Print nothing but the lines from the start of the listing below through the line that contains "0.0160, 0.0108, 0.0055]". Do not include the pictures.

Given data:
##############################
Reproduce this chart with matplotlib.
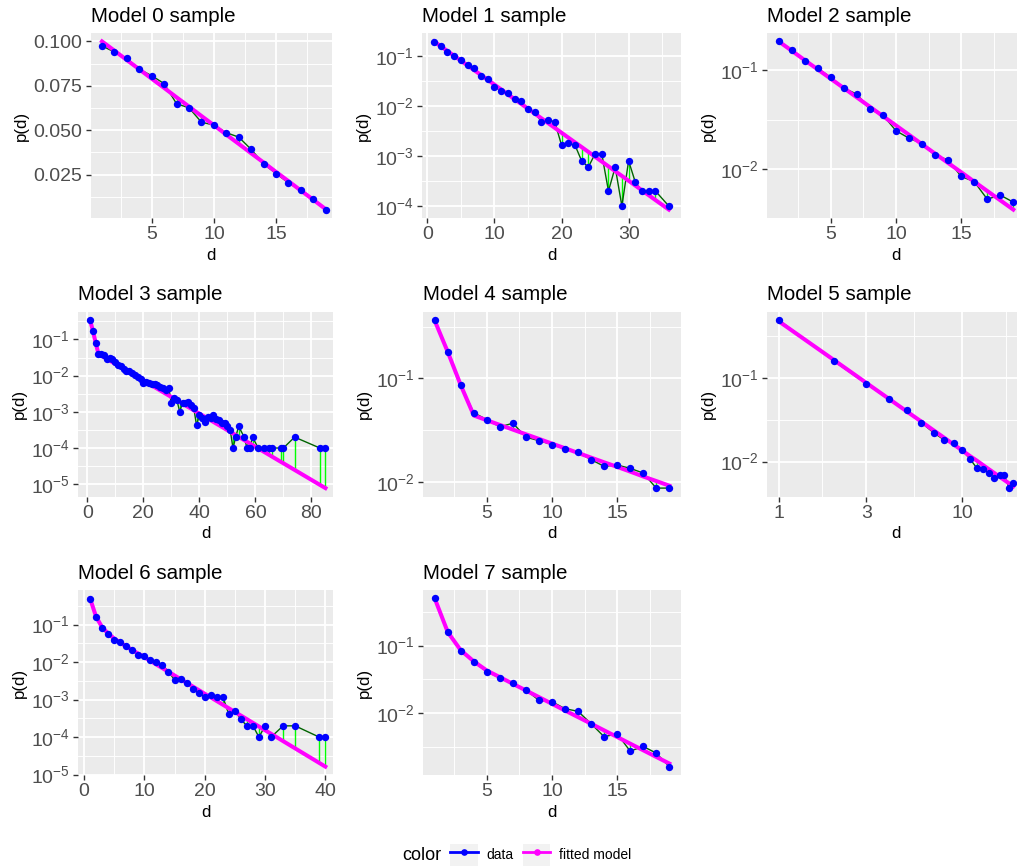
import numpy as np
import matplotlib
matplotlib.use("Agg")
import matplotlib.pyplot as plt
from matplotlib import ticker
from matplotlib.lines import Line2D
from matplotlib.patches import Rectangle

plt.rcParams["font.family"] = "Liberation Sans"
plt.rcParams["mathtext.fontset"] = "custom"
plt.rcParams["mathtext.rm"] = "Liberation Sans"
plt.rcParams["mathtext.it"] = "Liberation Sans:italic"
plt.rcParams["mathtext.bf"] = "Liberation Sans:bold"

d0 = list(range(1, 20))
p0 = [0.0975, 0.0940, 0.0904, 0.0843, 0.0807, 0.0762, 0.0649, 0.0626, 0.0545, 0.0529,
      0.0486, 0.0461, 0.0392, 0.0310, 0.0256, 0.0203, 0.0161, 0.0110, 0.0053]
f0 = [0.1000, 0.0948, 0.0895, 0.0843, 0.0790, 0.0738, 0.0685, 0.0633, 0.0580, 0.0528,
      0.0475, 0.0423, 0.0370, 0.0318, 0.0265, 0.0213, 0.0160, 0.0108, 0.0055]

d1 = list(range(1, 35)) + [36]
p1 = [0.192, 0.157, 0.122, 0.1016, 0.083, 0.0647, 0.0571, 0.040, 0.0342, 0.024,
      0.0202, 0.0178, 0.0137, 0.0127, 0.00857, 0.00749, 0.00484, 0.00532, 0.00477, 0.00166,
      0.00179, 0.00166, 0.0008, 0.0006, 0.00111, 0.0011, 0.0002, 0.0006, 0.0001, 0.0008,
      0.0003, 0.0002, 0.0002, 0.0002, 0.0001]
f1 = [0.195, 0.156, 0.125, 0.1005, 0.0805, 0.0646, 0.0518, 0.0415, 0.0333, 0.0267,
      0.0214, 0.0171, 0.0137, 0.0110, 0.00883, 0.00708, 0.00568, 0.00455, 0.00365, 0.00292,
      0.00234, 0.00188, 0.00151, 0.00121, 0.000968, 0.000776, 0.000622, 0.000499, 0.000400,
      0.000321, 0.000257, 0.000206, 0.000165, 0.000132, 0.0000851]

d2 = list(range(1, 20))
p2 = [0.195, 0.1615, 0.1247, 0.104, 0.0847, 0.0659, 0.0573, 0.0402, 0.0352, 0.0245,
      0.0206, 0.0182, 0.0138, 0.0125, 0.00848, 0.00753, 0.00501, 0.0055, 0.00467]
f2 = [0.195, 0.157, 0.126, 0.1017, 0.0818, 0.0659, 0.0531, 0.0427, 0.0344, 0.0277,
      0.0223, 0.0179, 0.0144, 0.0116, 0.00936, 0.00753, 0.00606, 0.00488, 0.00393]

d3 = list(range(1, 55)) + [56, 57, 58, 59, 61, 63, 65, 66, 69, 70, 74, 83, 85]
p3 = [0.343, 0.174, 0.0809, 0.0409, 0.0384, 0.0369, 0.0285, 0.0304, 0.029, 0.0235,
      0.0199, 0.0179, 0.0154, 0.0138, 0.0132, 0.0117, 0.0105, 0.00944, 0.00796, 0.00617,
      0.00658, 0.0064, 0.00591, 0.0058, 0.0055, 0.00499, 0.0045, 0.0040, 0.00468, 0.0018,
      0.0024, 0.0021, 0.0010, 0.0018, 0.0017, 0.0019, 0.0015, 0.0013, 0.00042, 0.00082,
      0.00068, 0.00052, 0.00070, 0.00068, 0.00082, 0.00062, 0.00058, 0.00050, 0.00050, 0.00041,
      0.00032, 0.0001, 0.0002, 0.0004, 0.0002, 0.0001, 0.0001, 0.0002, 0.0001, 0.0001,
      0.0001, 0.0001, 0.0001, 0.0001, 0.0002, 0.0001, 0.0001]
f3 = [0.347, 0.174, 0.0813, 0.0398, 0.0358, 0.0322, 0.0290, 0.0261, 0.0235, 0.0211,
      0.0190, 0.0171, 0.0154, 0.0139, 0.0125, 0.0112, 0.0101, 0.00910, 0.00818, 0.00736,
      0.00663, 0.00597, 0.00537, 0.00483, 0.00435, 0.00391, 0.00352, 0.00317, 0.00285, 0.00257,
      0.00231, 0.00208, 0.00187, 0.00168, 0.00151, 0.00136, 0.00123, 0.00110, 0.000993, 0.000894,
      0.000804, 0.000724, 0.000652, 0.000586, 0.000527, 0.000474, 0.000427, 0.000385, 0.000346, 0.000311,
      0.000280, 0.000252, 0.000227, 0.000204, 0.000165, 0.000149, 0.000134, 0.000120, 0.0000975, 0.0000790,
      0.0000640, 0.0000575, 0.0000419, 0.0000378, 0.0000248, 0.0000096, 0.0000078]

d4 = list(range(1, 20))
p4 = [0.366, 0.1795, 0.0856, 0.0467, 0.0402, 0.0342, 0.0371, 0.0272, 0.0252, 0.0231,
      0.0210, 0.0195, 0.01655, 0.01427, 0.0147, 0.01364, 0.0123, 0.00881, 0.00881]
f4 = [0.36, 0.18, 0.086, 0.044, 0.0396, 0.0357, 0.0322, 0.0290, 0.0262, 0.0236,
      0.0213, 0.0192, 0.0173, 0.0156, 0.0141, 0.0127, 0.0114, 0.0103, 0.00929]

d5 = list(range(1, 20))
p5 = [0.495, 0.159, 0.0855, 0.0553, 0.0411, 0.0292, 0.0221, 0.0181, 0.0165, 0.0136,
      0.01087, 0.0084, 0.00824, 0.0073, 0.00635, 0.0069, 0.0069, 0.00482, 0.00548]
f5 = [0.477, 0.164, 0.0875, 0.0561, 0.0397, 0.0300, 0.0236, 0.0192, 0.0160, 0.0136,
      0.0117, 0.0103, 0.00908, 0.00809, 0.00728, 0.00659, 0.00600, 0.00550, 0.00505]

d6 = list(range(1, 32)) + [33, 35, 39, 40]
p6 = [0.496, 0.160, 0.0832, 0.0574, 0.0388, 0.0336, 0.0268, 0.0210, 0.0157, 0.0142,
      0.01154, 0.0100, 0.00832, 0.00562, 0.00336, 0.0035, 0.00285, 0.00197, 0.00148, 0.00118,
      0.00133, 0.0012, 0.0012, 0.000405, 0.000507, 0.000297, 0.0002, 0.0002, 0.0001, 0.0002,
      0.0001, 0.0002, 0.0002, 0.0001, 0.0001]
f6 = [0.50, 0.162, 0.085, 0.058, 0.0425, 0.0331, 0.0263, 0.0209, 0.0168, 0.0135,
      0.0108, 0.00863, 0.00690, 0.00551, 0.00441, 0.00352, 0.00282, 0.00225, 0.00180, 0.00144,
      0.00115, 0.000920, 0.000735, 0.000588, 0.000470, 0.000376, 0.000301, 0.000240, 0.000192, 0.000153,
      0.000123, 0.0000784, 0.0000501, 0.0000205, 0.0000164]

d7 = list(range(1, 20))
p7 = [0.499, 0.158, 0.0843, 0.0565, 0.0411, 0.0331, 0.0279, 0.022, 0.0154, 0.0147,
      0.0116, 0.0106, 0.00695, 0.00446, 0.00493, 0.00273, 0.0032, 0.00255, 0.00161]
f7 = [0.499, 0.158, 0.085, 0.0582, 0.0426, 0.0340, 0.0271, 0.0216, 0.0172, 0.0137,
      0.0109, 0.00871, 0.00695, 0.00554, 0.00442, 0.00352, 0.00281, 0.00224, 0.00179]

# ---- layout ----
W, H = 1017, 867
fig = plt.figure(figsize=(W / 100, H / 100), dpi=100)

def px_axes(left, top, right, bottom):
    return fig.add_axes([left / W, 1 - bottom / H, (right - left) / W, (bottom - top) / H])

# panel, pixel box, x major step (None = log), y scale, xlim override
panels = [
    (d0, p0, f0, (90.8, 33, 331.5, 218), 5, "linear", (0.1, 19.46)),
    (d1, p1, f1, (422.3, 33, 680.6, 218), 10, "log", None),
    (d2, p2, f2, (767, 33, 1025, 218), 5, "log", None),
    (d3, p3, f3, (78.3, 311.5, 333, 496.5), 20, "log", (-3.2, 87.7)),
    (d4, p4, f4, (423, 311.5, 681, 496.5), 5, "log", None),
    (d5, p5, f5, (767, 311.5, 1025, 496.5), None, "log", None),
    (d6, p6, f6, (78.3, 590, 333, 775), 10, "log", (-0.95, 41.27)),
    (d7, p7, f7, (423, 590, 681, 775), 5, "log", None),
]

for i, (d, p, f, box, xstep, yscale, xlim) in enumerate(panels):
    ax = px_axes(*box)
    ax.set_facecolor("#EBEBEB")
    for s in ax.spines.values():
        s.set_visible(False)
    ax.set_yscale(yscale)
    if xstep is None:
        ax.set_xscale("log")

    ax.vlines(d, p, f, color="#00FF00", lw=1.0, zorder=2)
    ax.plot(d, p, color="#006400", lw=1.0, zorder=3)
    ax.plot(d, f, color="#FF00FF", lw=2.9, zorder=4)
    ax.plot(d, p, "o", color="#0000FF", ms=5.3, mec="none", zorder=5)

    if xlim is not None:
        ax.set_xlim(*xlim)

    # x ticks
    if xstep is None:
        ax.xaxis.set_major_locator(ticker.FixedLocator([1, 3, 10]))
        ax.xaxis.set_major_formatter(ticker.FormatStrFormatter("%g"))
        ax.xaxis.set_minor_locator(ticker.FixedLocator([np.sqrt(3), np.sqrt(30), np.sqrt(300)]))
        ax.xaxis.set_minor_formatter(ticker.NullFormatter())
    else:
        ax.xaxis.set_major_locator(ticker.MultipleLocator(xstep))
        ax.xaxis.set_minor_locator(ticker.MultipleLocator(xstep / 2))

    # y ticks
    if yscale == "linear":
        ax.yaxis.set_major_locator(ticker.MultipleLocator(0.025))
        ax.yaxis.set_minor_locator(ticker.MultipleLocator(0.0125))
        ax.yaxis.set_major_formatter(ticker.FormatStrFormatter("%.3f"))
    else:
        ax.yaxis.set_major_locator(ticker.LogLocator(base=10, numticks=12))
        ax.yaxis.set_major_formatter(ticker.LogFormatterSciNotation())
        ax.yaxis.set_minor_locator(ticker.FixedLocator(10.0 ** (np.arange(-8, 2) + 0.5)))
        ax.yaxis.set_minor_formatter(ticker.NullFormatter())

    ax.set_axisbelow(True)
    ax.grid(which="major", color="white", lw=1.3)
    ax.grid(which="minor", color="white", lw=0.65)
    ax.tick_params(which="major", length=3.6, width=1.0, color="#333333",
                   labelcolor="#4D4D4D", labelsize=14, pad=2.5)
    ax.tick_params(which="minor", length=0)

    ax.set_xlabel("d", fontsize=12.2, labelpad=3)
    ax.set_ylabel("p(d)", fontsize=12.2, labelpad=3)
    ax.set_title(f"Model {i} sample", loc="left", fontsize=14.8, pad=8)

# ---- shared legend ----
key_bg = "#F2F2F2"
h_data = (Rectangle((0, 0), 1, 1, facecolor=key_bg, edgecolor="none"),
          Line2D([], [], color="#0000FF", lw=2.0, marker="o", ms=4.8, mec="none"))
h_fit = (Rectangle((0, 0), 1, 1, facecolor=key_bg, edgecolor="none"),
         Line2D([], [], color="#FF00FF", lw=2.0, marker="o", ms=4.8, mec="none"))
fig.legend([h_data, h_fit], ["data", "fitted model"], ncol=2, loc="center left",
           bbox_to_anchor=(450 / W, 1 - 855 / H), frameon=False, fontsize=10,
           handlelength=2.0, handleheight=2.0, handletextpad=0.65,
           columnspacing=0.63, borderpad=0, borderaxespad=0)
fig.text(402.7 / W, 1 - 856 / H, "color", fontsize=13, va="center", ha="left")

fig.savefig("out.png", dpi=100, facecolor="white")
##############################
Correct response:
Reproduce this chart with matplotlib.
import numpy as np
import matplotlib
matplotlib.use("Agg")
import matplotlib.pyplot as plt
from matplotlib import ticker
from matplotlib.lines import Line2D
from matplotlib.patches import Rectangle

plt.rcParams["font.family"] = "Liberation Sans"
plt.rcParams["mathtext.fontset"] = "custom"
plt.rcParams["mathtext.rm"] = "Liberation Sans"
plt.rcParams["mathtext.it"] = "Liberation Sans:italic"
plt.rcParams["mathtext.bf"] = "Liberation Sans:bold"

d0 = list(range(1, 20))
p0 = [0.0975, 0.0940, 0.0904, 0.0843, 0.0807, 0.0762, 0.0649, 0.0626, 0.0545, 0.0529,
      0.0486, 0.0461, 0.0392, 0.0310, 0.0256, 0.0203, 0.0161, 0.0110, 0.0053]
f0 = [0.1000, 0.0948, 0.0895, 0.0843, 0.0790, 0.0738, 0.0685, 0.0633, 0.0580, 0.0528,
      0.0475, 0.0423, 0.0370, 0.0318, 0.0265, 0.0213, 0.0160, 0.0108, 0.0055]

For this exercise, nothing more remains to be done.